On a global scale aquaculture is the fastest growing animal protein sector. However, many fish require fish proteins in their diets and the availability is limited. Nutritionists on a continuous basis are searching for alternatives to replace the animal protein with plant protein. Indian researchers investigated the possibilities of alfalfa meal in fish diets.
By: By S.A. Vhanalakar and D.V. Muley, Maharashtra, India
Fish meal represents an ideal nutritional source of dietary protein and lipid for fish. It is the most important protein source for the aquaculture industry because of its high biological value, but this is a limited food resource and there is serious concern about the long-term availability of this feed stuff for use in fish diets.

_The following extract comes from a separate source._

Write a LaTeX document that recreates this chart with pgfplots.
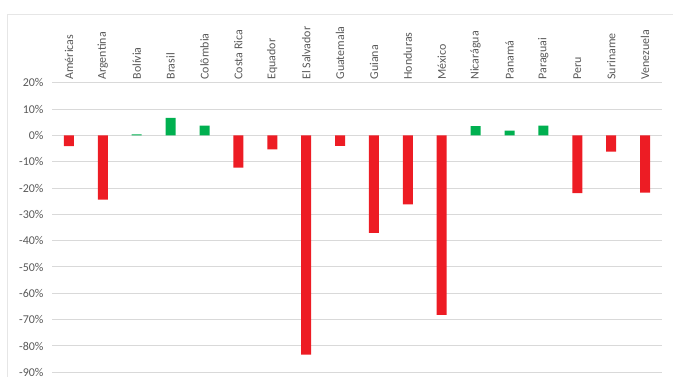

The aquaculture industry depends worldwide on the availability of low cost, high quality feed. Over several decades, fish nutritionists have evaluated alternative sources of plant origin protein in fish diets as partial or total fishmeal replacement.
Good nutrition in animal production systems is essential to economically produce a healthy, high quality product. In fish farming, nutrition is critical because feed represents 40-50% of the production costs. Fish nutrition has advanced dramatically in recent years with the development of new, balanced commercial diets that promote optimal fish growth and health. The development of new species-specific diet formulations supports the fish farming industry as it expands to satisfy increasing demand for affordable, safe, and high-quality products.
For commercial culture of fish, the formulation of a low-cost balanced diet using locally available agro-industry byproducts is needed. Recently fishmeal has become the most expensive protein ingredient in aquaculture feeds. Many developing countries have realised that, in the long run, they will be unable to afford fishmeal as a major protein source in aquafeeds. Currently one of the challenges that fish nutritionist face is to partially or totally replace fishmeal with less expensive, non-traditional animal or plant protein sources. Many studies have shown considerable success in partially replacing fishmeal with soybean meal and other soybean products in the diet of various fish species. Research interest has been focused on different leaf meals as protein sources in fish feed. Fish nutritionists have evaluated alternative sources of plant origin protein in fish diets as partial or total fishmeal replacement.
Alfalfa (Medicago sativa) is a flowering plant in the pea family (Fabaceae), cultivated as an important forage crop. In the United Kingdom, Australia and New Zealand it is known as Lucerne and as Lucerne grass in south Asia. Alfalfa is widely grown throughout the world as forage for cattle due to its high protein content. In early Chinese medicines, physicians used young alfalfa leaves to treat disorders related to the digestive tract and the kidneys. Ayurvedic physicians used the leaves for treating poor digestion. In an experiment, fresh leaves of alfalfa plant were used in the formulation of fish feed. Dried leaves of alfafa in powder form were used for preparing fish feed. It was tested in the diet of a freshwater fish, Cirrhinus mrigala (Mrigal carp) under laboratory conditions. The feeding experiment was carried out for three months. The various experimental diets contained different combinations of dry alfalfa leaf meal, mixed with groundnut oil cake, rice bran, guar gum binder and a mineral vitamin
mixture (Table 1). Ingredients were mixed thoroughly in a kitchen mixer till a homogenous mass was obtained. With the help of a mincer, pellets were prepared, which were immediately sun dried. After drying, the pellets were hand broken up into convenient pellet sizes and frozen until before feeding. In this experiment the alfalfa was incorporated at various percentage levels to check the effectiveness as a fish feed ingredient. Medcago sativa solely does not have the capacity to replace the traditional fish meal. Therefore it is used as a supplementary fish feed ingredient along with the traditional ingredients; but the incorporation level of traditional ingredients like groundnut oilcake, rice bran etc. was kept at a lower inclusion level.
Growth performance on alfalfa diet
The growth performance of Mrigal carp on the alfalfa diet is presented in Figure 1. The present study confirmed that Mrigal carp is able to utilise the plant based formulated diet. An inclusion level of up to 30% in the practical diet for Mrigal carp fingerlings had no adverse effects on growth, feed utilisation efficiencies or body composition of the fish. From the present work it is concluded that, Medicago sativa may be a promising source of plant protein; used for partial replacement of fishmeal in the formulated fish feed. It will definitely help small scale fish farmers to cut costs on traditional fish feed.
S.A. Vhanalakar works at the Department of Zoology, Karmaveer Hire Arts, Science, Commerce and Education College. D.V. Muley works at the Department of Zoology of the Shivaji University, both located in Maharashtra, India.